Pick every line with "this" from the material below.

**Exercise input**
----------
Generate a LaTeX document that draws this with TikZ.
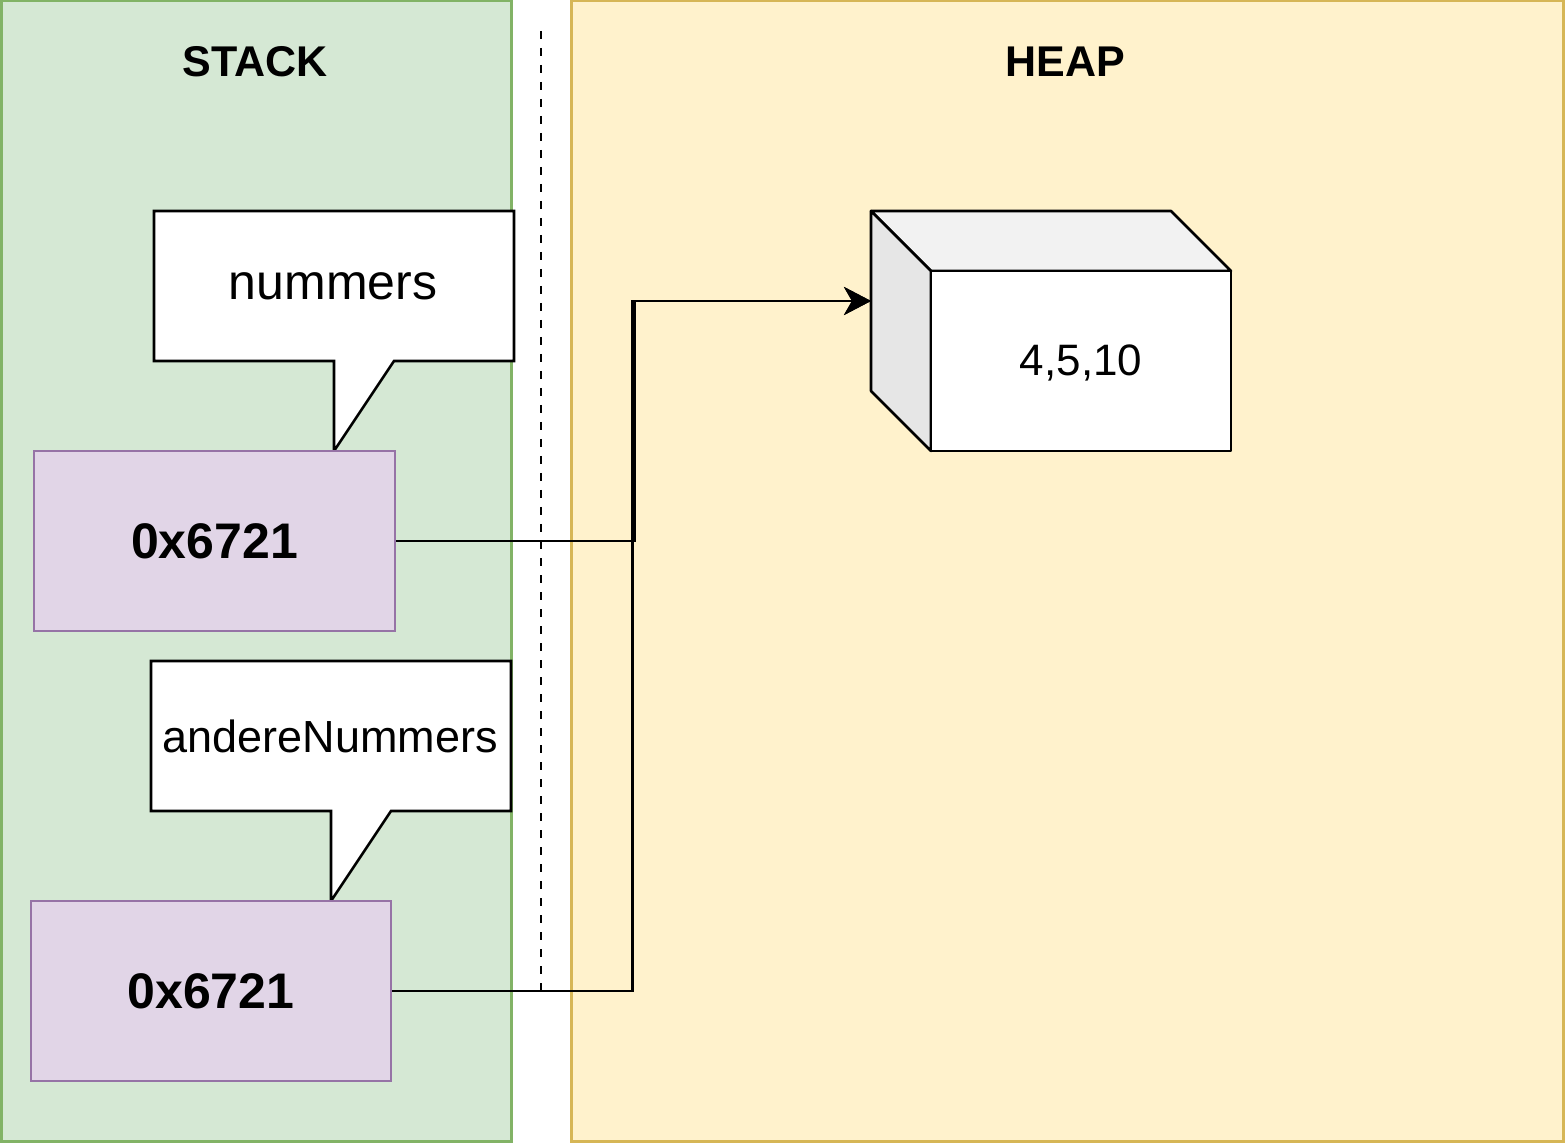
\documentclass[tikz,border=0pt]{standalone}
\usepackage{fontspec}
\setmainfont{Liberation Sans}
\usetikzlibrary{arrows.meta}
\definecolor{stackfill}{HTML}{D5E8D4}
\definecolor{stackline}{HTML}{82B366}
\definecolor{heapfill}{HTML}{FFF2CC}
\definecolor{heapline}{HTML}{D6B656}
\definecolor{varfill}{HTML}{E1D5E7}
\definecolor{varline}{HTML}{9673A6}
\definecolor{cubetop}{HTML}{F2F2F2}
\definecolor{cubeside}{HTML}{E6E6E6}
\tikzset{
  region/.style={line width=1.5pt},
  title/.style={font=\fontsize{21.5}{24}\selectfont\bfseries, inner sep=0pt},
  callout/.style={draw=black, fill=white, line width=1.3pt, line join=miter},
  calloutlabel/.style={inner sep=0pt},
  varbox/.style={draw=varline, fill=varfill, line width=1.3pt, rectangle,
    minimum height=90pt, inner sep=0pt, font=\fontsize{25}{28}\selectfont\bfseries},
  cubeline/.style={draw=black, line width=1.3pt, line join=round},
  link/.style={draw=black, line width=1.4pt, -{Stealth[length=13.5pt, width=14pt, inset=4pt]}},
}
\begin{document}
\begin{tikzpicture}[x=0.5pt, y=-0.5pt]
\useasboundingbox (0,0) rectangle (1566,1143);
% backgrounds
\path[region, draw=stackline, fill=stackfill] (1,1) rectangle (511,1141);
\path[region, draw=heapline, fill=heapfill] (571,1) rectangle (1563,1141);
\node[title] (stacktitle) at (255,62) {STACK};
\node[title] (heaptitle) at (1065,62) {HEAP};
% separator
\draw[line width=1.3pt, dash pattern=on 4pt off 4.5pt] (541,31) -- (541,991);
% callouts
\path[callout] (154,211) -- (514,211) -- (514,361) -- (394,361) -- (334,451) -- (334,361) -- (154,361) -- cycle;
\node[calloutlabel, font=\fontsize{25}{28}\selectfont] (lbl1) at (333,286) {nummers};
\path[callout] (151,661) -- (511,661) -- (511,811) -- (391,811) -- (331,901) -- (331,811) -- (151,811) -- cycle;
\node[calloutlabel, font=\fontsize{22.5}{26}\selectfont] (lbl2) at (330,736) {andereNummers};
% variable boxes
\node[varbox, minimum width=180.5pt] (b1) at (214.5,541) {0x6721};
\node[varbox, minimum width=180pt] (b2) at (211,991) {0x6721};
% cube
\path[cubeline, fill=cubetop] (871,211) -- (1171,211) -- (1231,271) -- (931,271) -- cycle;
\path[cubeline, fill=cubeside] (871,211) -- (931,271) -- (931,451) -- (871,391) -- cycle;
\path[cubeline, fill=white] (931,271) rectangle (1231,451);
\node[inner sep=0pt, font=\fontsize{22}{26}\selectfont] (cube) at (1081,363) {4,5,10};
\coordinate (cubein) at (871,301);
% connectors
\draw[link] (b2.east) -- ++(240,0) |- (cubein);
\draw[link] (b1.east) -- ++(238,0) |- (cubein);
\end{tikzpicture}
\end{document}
----------
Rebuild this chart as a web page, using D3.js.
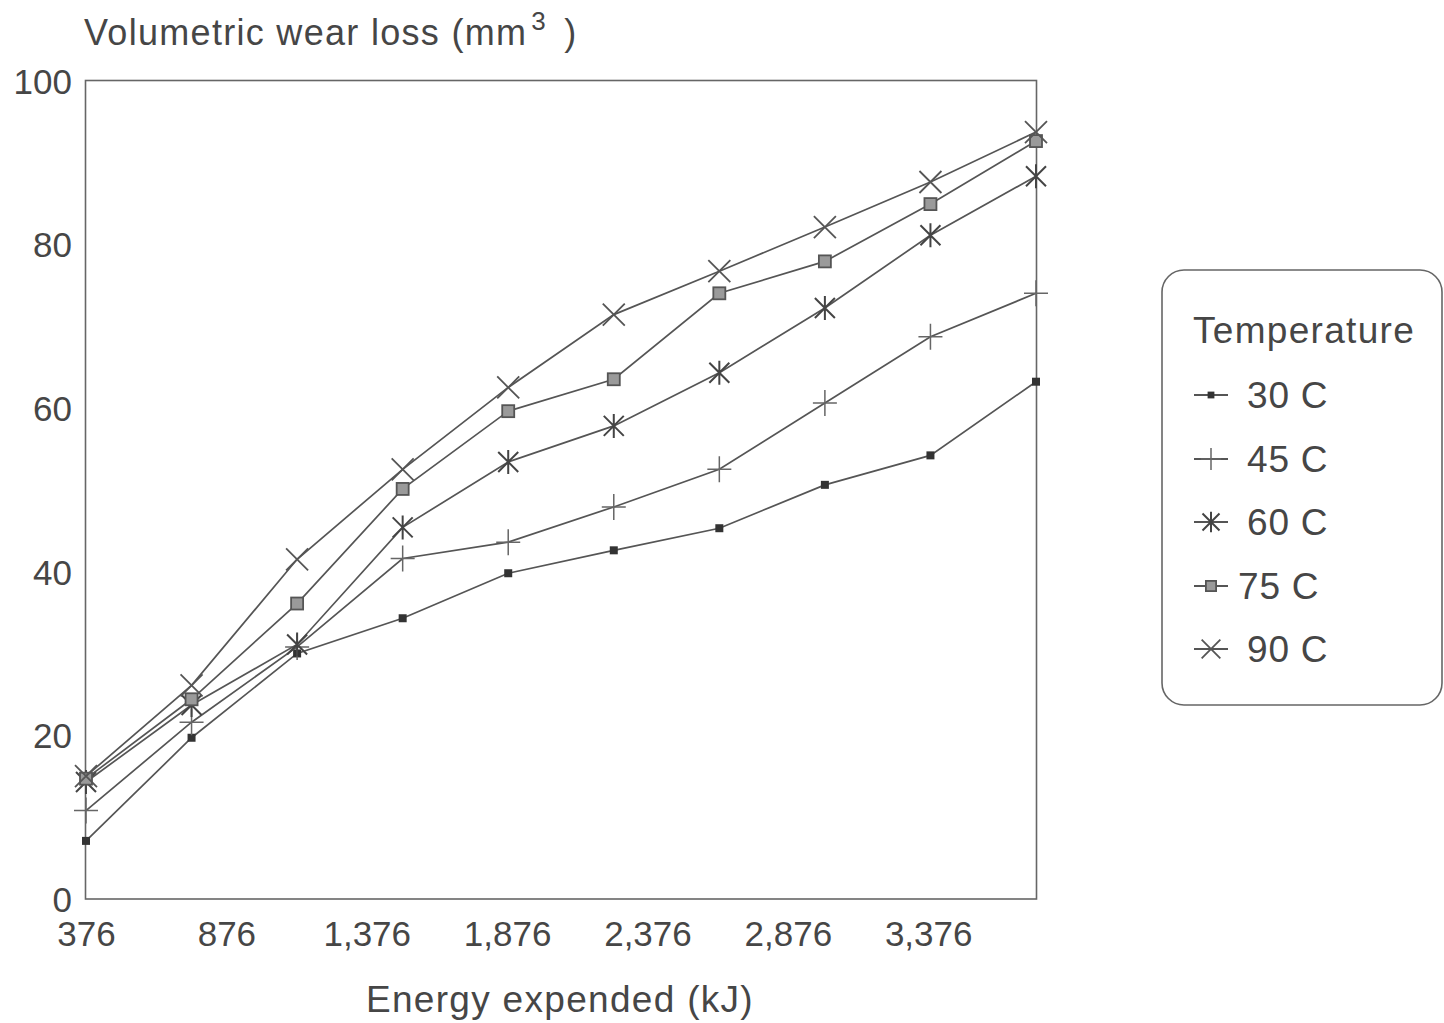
----------
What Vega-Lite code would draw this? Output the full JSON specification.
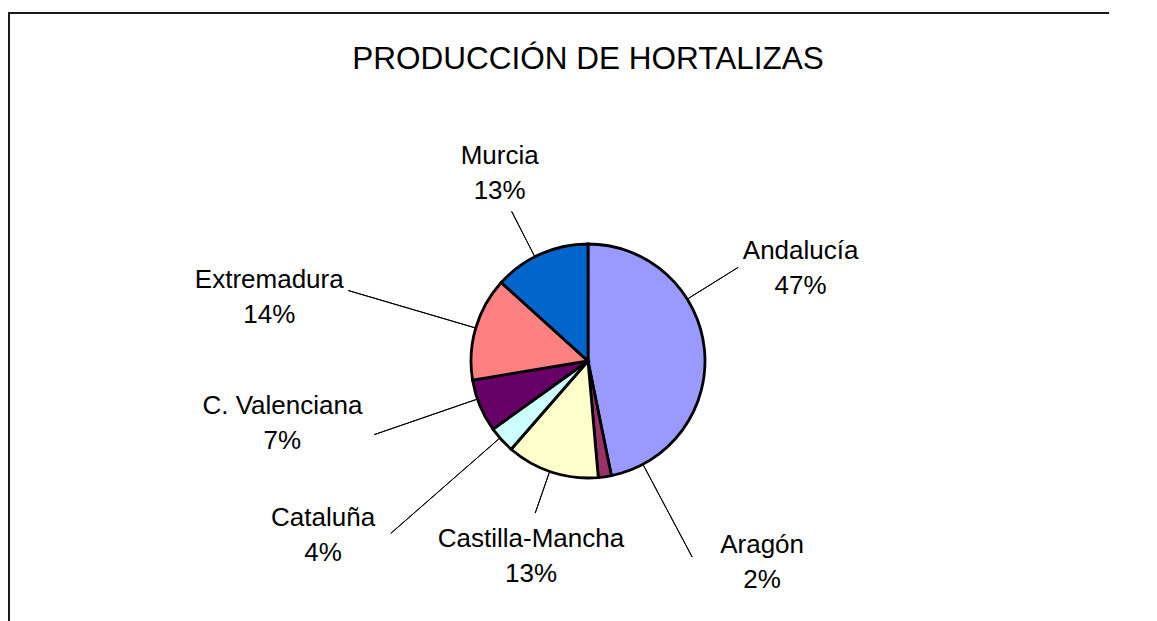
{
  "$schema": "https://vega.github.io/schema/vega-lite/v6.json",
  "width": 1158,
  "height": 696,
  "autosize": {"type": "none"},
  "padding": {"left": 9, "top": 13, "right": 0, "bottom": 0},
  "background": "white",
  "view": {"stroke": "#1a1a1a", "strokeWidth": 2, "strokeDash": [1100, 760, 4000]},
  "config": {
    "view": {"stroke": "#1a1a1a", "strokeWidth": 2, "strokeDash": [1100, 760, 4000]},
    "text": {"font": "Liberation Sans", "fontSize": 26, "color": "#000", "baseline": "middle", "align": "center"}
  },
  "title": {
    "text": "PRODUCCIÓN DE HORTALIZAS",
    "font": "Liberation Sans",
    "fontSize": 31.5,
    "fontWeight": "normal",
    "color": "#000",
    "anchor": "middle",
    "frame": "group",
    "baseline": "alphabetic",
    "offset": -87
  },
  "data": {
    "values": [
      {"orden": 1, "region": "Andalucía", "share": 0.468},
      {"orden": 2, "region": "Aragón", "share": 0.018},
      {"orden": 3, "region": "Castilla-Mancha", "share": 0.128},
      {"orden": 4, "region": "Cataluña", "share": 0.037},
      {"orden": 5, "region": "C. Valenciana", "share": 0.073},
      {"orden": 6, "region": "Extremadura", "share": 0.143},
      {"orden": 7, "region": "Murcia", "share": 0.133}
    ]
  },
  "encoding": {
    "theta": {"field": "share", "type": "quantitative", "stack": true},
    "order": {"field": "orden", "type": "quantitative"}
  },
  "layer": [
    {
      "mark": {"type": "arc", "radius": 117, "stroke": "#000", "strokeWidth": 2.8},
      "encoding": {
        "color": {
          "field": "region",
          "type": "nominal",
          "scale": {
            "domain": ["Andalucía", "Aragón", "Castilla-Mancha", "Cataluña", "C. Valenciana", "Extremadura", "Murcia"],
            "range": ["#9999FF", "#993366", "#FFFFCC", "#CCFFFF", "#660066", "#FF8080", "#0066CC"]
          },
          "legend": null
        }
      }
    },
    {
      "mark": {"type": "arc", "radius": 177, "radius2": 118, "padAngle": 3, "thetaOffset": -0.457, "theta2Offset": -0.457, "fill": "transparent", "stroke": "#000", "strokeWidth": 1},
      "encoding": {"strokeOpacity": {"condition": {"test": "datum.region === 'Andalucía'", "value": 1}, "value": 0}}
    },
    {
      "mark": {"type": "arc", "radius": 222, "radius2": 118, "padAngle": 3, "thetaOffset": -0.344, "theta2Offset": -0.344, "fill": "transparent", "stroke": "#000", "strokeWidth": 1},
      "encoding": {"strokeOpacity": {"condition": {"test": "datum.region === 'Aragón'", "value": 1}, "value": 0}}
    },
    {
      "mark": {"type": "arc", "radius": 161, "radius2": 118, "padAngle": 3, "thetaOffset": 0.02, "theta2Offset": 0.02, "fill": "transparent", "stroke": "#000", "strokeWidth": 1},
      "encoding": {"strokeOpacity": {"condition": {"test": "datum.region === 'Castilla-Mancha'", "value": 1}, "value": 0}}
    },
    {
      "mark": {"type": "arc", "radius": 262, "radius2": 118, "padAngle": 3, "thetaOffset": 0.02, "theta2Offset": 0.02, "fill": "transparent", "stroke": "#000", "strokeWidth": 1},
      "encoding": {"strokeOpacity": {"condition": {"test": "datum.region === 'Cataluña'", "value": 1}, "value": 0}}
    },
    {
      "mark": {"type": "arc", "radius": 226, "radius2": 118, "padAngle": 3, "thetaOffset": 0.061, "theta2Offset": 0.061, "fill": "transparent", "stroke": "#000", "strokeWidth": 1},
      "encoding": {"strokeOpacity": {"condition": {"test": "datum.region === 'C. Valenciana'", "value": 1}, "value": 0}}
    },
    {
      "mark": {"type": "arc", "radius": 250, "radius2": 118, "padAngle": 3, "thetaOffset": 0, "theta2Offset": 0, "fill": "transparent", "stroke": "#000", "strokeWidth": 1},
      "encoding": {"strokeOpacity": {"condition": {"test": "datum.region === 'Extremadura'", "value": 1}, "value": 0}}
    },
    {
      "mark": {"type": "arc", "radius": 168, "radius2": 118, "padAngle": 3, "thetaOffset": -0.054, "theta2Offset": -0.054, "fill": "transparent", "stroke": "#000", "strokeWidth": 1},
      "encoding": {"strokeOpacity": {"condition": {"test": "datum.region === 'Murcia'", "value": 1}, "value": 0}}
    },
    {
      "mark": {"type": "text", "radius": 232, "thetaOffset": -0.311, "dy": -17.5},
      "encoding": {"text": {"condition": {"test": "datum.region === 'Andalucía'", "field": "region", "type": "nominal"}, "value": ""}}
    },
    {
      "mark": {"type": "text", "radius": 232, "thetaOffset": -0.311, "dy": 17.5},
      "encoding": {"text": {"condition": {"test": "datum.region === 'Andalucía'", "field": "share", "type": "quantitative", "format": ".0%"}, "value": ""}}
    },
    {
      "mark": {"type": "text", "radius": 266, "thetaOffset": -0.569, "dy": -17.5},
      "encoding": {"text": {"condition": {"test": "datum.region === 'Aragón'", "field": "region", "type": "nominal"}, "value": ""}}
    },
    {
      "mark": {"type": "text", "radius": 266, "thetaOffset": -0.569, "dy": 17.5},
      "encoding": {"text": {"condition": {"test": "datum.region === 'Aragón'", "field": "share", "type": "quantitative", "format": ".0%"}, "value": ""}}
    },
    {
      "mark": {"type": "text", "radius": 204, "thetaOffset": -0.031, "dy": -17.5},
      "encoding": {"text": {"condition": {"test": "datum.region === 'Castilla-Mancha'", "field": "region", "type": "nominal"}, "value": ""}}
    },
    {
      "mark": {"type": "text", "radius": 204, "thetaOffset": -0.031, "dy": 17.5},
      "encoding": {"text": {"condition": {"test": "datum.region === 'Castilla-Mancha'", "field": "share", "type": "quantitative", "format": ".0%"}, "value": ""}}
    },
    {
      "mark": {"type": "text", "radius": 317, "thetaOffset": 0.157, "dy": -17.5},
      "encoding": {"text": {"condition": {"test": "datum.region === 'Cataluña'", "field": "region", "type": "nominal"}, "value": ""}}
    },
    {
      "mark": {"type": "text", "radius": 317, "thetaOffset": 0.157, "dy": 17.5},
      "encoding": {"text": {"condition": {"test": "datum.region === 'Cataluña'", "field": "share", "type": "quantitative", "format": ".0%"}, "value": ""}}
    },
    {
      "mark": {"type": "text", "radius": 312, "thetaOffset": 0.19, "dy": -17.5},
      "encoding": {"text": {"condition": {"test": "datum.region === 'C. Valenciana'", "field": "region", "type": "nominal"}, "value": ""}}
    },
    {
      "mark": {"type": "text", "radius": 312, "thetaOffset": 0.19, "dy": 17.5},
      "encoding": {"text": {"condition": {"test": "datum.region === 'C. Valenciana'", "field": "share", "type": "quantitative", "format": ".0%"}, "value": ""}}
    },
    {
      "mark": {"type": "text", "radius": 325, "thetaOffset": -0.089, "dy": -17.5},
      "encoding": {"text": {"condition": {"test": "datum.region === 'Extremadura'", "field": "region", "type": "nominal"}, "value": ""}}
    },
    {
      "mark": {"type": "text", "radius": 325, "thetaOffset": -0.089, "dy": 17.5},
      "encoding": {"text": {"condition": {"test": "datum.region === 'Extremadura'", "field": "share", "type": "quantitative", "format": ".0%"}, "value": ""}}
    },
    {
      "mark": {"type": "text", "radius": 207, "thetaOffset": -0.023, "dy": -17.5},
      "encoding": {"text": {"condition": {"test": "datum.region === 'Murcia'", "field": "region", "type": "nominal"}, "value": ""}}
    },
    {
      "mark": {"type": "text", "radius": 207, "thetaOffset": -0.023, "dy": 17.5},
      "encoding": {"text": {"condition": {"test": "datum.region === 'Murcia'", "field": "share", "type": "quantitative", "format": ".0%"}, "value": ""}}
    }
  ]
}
----------
**Response**
Generate a LaTeX document that draws this with TikZ.
Rebuild this chart as a web page, using D3.js.
What Vega-Lite code would draw this? Output the full JSON specification.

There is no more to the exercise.